The Message of the Materials: A Theology of Transformation
The choice of materials reveals a core theology. Gold, virtually incorruptible, malleable, and brilliant, was the perfect metaphor for the immortal, transformative, and radiant nature of the divine. Jade, tough yet yielding a warm, inner glow, and producing a clear, resonant tone when struck, symbolized virtue, permanence, and the harmonious voice of the cosmos. By combining them—sheathing bronze in gold, placing jade among bronze—the Shu ritual specialists were engineering a technology of transcendence. They were building bridges (cong as a conduit between earth and heaven) and creating faces for gods (gold masks) to facilitate communication across the spiritual divide.
The Legacy and the Unanswered Questions
The 2020-2022 excavations in six new sacrificial pits have only deepened the mystery and confirmed the centrality of these materials. New gold fragments, including more mask-like sheaths, and hundreds of new jade artifacts have emerged, many in unprecedented forms.
The enigma remains: Why was this astonishing civilization, with its mastery of bronze, gold, and jade, so completely erased from historical memory?

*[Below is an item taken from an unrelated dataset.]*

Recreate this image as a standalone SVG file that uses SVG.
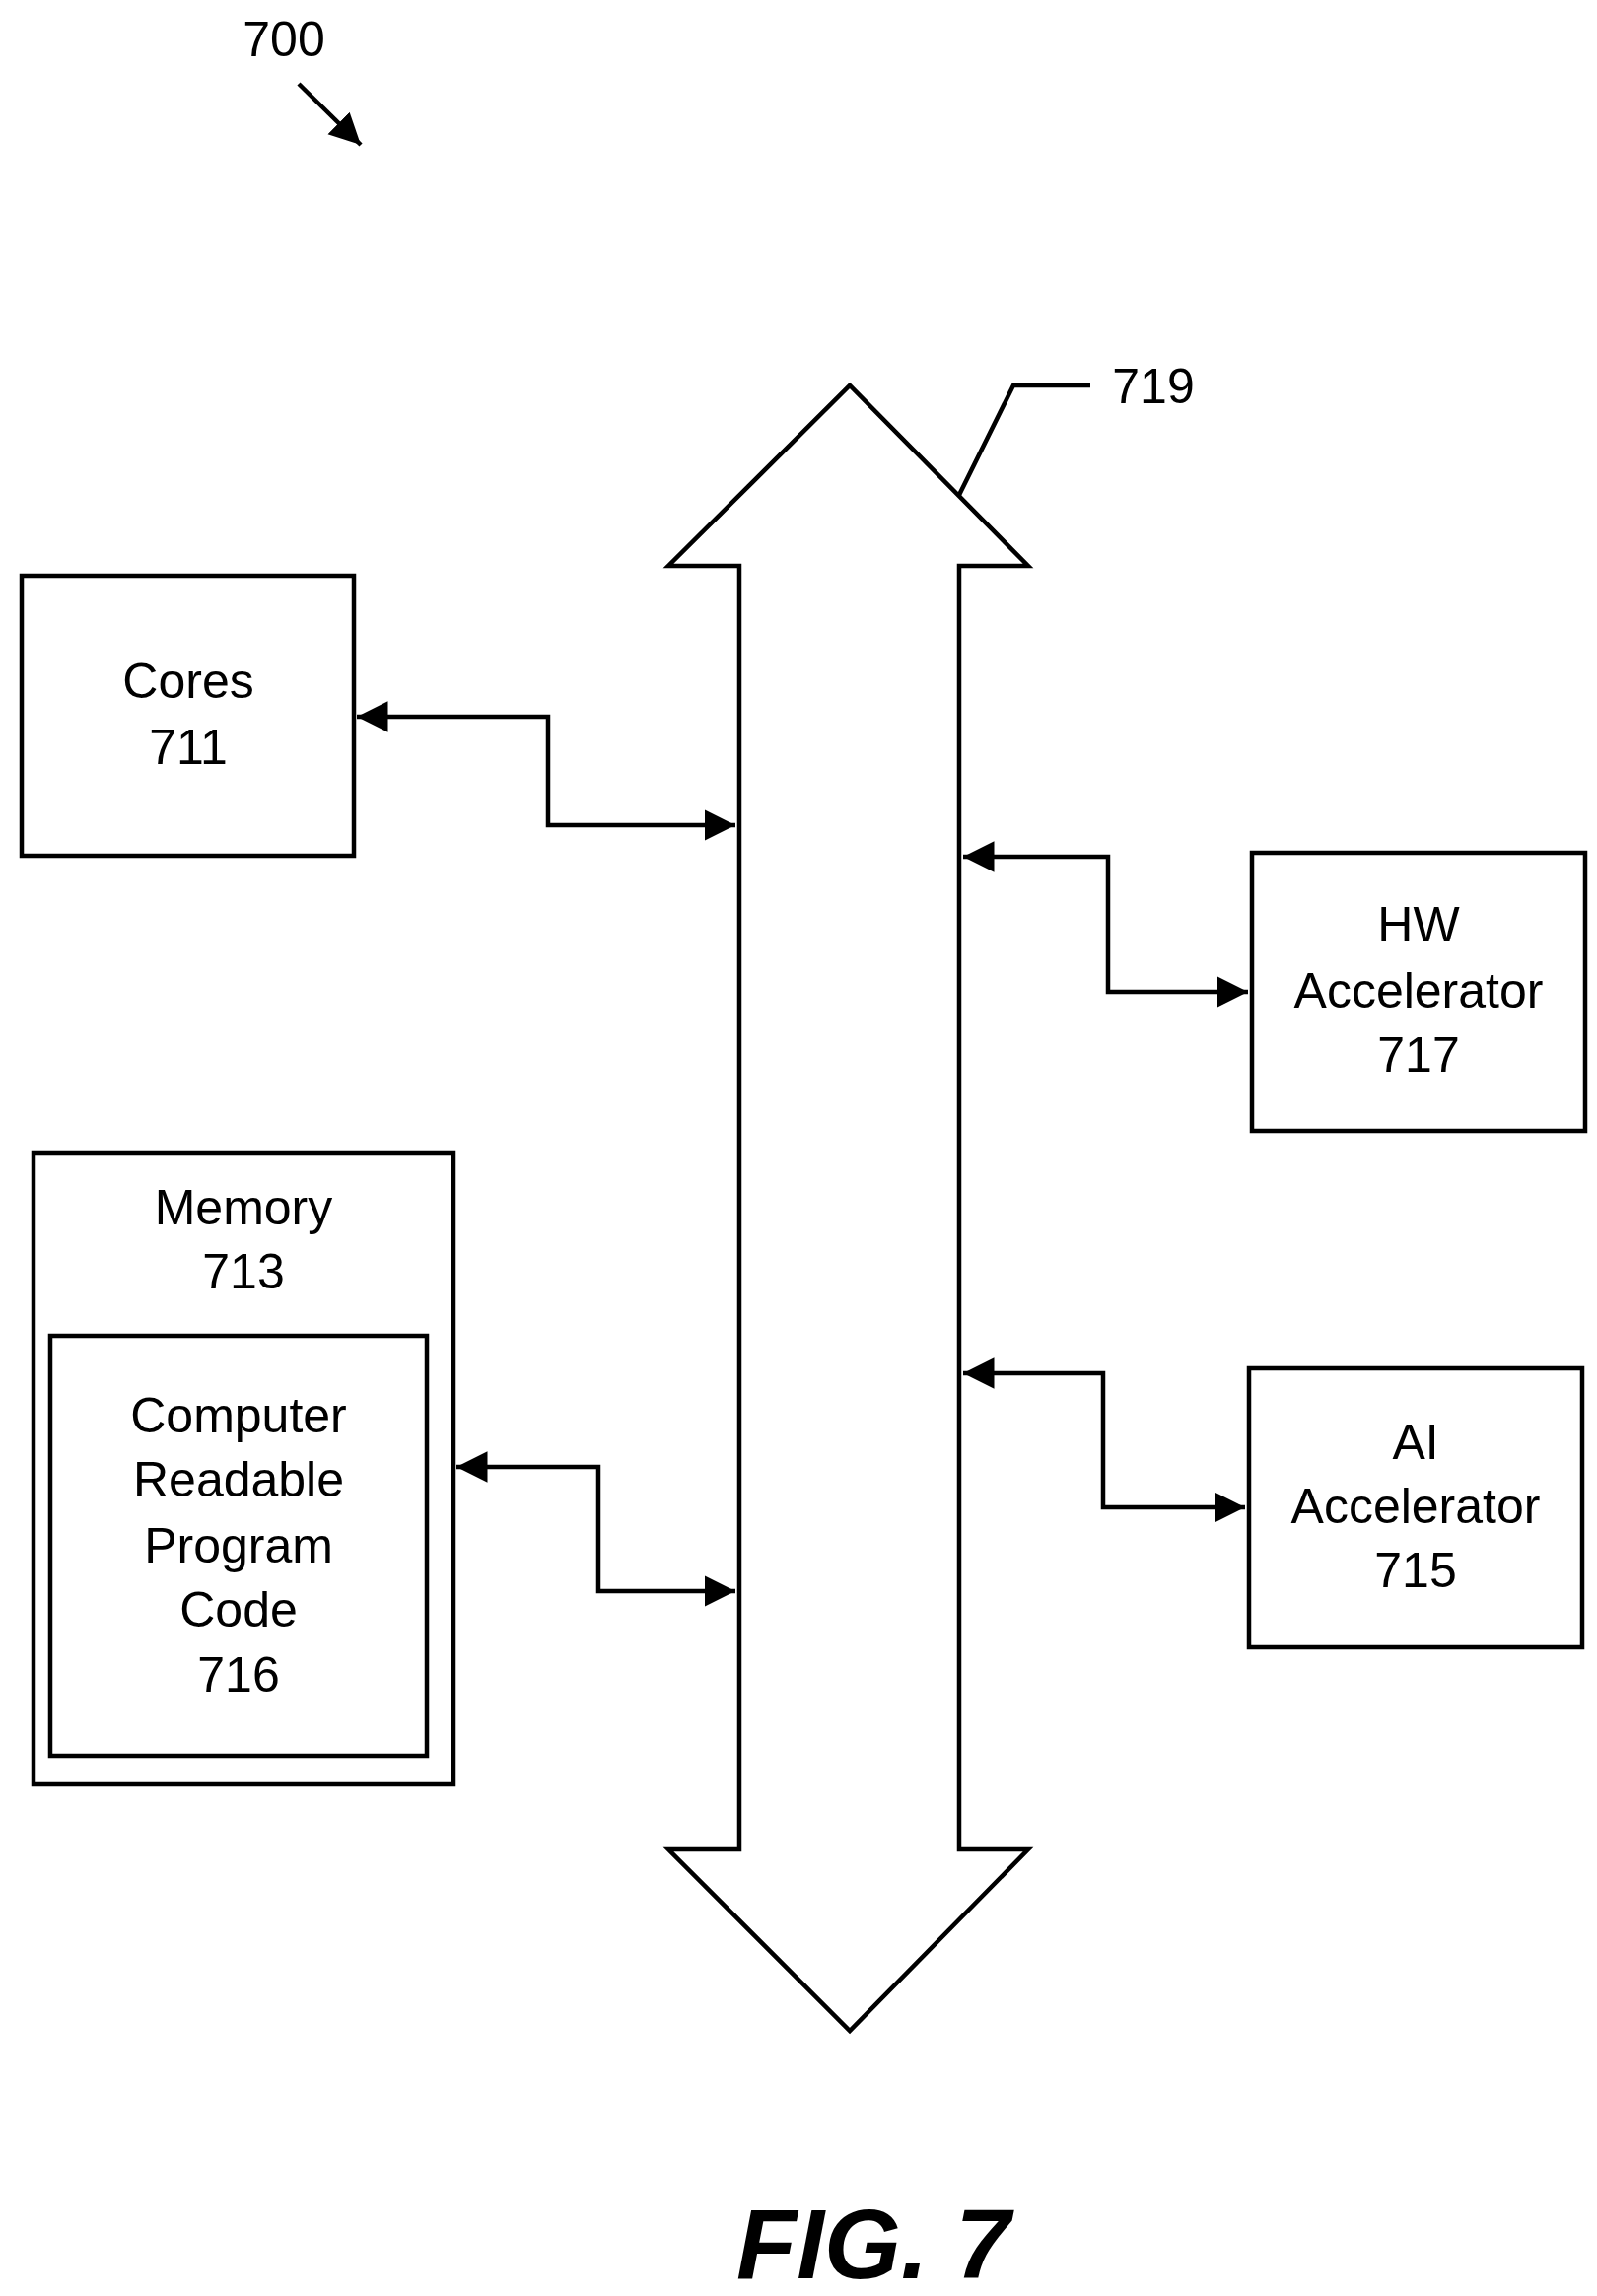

Its rediscovery forces us to confront the diversity of early Chinese civilization. It was not a monolithic spread from one center, but a constellation of brilliant, unique cultures in dialogue and competition.
Sanxingdui’s gold and jade are more than archaeological treasures; they are the last echoes of a ritual symphony. They tell us of a people who looked at the sun and saw a face to be forged in metal, who held a piece of stone and heard the voice of the universe, and who, in a final, spectacular ceremony, buried their most sacred objects in the earth, leaving a puzzle of dazzling beauty for the ages to unravel. Their world may be gone, but in the silent language of polished nephrite and beaten gold, it still speaks.